The meeting attracted about 30 members of the public as well as university and city of Ann Arbor officials and 22 members of different divisions of the public safety department. It was a surprising turnout for an 8:30 a.m. meeting just a few days before Thanksgiving and was more than Chief Greg O’Dell expected.
“I want to hear what you guys say and what your concerns are,” O’Dell said. “We’re all in this together.”
O’Dell presented statistics showing the number of reports and arrests the department has made this so far this year, compared to the same period last year and the year before. The statistics showed the number of crimes continuing to keep pace with statistics reflected in the annual report released in September.

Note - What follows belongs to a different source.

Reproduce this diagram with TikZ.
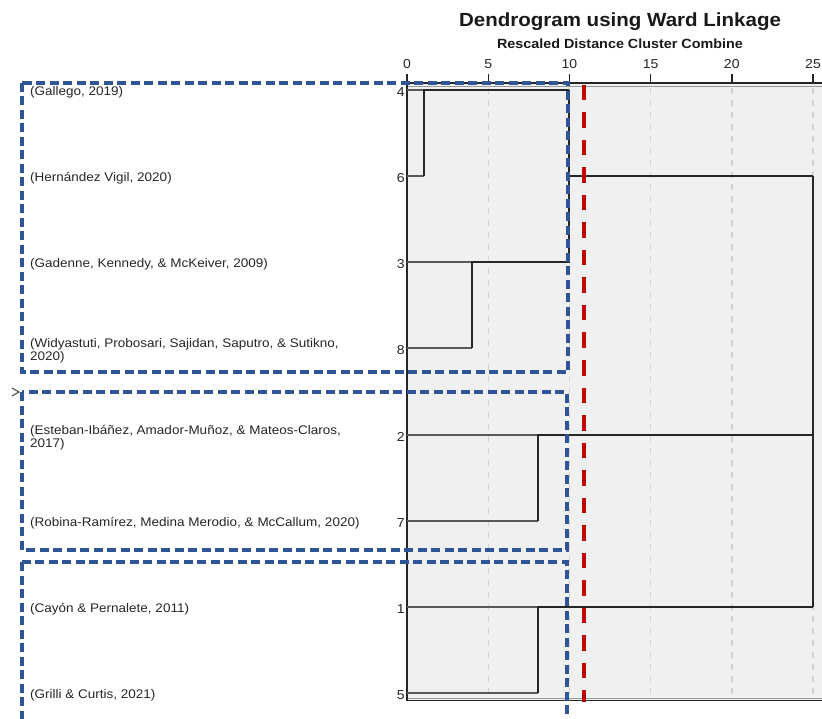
\documentclass[tikz,border=0pt]{standalone}
\usepackage{fontspec}
\setmainfont{Liberation Sans}[FakeStretch=1.08]
\definecolor{boxblue}{HTML}{2F5597}
\definecolor{cutred}{HTML}{C00000}
\definecolor{plotbg}{HTML}{F0F0F0}
\definecolor{gridgray}{HTML}{D2D2D2}
\tikzset{
  lbl/.style={anchor=west, align=left, font=\fontsize{12.5}{13}\selectfont, text=black!85, inner sep=0pt},
  num/.style={anchor=east, font=\fontsize{13}{13}\selectfont, text=black!85, inner sep=0pt},
  tick/.style={anchor=base, font=\fontsize{13}{14}\selectfont, text=black!85, inner sep=0pt},
  leafline/.style={line width=1.3pt, black!65},
  mergeline/.style={line width=1.8pt, black!85},
  gridline/.style={line width=1.4pt, gridgray, dash pattern=on 6pt off 6pt},
  clusterbox/.style={line width=3.4pt, boxblue, dash pattern=on 9pt off 4.5pt},
  cutline/.style={line width=4.2pt, cutred, dash pattern=on 15.5pt off 12pt},
}
\begin{document}
\begin{tikzpicture}[x=1pt,y=-1pt]
\useasboundingbox (0,0) rectangle (822,719);
% plot area
\fill[plotbg] (407,83) rectangle (822,700);
% grid lines
\foreach \u in {5,10,15,20,25} {
  \draw[gridline] ({407+16.24*\u},88) -- ({407+16.24*\u},698);
}
% frame
\draw[line width=1pt, black!40] (407,87) -- (822,87);
\draw[line width=1pt, black!40] (407,698) -- (822,698);
\draw[line width=1.8pt, black!85] (407,700.5) -- (822,700.5);
\draw[line width=1.8pt, black!85] (407,74) -- (407,700.5);
% axis
\draw[line width=1.4pt, black!85] (407,83) -- (822,83);
\foreach \u in {0,5,10,15,20,25} {
  \draw[line width=1.4pt, black!85] ({407+16.24*\u},74) -- ({407+16.24*\u},83);
  \node[tick] (t\u) at ({407+16.24*\u},69) {\u};
}
% titles
\node[anchor=base, font=\fontsize{19}{20}\selectfont\bfseries, text=black!90] (title) at (620,27) {Dendrogram using Ward Linkage};
\node[anchor=base, font=\fontsize{13.3}{14}\selectfont\bfseries, text=black!90] (subtitle) at (620,49) {Rescaled Distance Cluster Combine};

% leaf coordinates
\coordinate (l4) at (407,90);
\coordinate (l6) at (407,176);
\coordinate (l3) at (407,262);
\coordinate (l8) at (407,348);
\coordinate (l2) at (407,435);
\coordinate (l7) at (407,521);
\coordinate (l1) at (407,607);
\coordinate (l5) at (407,693);
% merge coordinates
\coordinate (m46) at (424,90);
\coordinate (m38) at (472,262);
\coordinate (mA) at (569,90);
\coordinate (mAc) at (569,176);
\coordinate (m27) at (538,435);
\coordinate (m15) at (538,607);
\coordinate (top) at (813,176);

% leaf lines
\draw[leafline] (l4) -- (m46);
\draw[leafline] (l6) -- (m46 |- l6);
\draw[leafline] (l3) -- (m38);
\draw[leafline] (l8) -- (m38 |- l8);
\draw[leafline] (l2) -- (m27);
\draw[leafline] (l7) -- (m27 |- l7);
\draw[leafline] (l1) -- (m15);
\draw[leafline] (l5) -- (m15 |- l5);
% merges
\draw[mergeline] (m46 |- l6) -- (m46) -- (mA);
\draw[mergeline] (m38 |- l8) -- (m38) -- (mA |- m38) -- (mA);
\draw[mergeline] (mAc) -- (top);
\draw[mergeline] (m27 |- l7) -- (m27) -- (top |- m27);
\draw[mergeline] (m15 |- l5) -- (m15) -- (top |- m15);
\draw[mergeline] (top) -- (top |- m15);

% labels
\node[lbl] (n4) at (30,92) {(Gallego, 2019)};
\node[lbl] (n6) at (30,178) {(Hernández Vigil, 2020)};
\node[lbl] (n3) at (30,264) {(Gadenne, Kennedy, \& McKeiver, 2009)};
\node[lbl] (n8) at (30,351) {(Widyastuti, Probosari, Sajidan, Saputro, \& Sutikno,\\2020)};
\node[lbl] (n2) at (30,438) {(Esteban-Ibáñez, Amador-Muñoz, \& Mateos-Claros,\\2017)};
\node[lbl] (n7) at (30,523) {(Robina-Ramírez, Medina Merodio, \& McCallum, 2020)};
\node[lbl] (n1) at (30,609) {(Cayón \& Pernalete, 2011)};
\node[lbl] (n5) at (30,695) {(Grilli \& Curtis, 2021)};
\node[num] (k4) at (405,92) {4};
\node[num] (k6) at (405,178) {6};
\node[num] (k3) at (405,264) {3};
\node[num] (k8) at (405,350) {8};
\node[num] (k2) at (405,437) {2};
\node[num] (k7) at (405,523) {7};
\node[num] (k1) at (405,609) {1};
\node[num] (k5) at (405,695) {5};

% cluster boxes
\draw[clusterbox] (22,83) rectangle (568,372);
\draw[clusterbox] (22,392) rectangle (567,550);
\draw[clusterbox] (22,562) rectangle (567,730);
% cut line
\draw[cutline] (584,85) -- (584,702);
% small chevron
\draw[line width=1.1pt, black!70] (12,388) -- (19,392) -- (12,396);
\end{tikzpicture}
\end{document}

Reports of crimes such as larcenies, burglaries, sexual assaults, aggravated assaults and motor vehicle theft are all down compared to November 2010 and November 2009, according to the statistics O’Dell provided. The report also showed that index crimes. the most serious crimes, including — homicide, forcible rape, robbery, burglary, aggravated assault, larceny more than $50, motor vehicle theft and arson — are down 30 percent from the same time one year ago.
“Overall, if you show me a number down 30 percent, I’m pretty happy,” O’Dell said.
Lt. Melissa Overton led the meeting as she usually does, giving updates on investigations detectives are working on, major arrests made in the last week and maps showing where incidents were being reported.
Several people who participated in a roundtable discussion expressed concerns about the number of laptops being stolen from university libraries. Officers discussed a new initiative in which anyone patrolling the libraries who sees an unattended expensive item puts a card near the item reminding the owner to not leave items unattended because they will get stolen.
Overton said the department has many operations in effect trying to limit the number of laptop thefts, which are overwhelmingly affecting students.
“We do undercover stings (to catch people stealing laptops),” she said. O’Dell said he’s not sure how many other similar meetings the department will hold in upcoming weeks, but he wants to bring them to different areas of the campus community to get more people involved.
Holding these types of meetings has been one of his goals since he took over the chief job a few months ago, he said.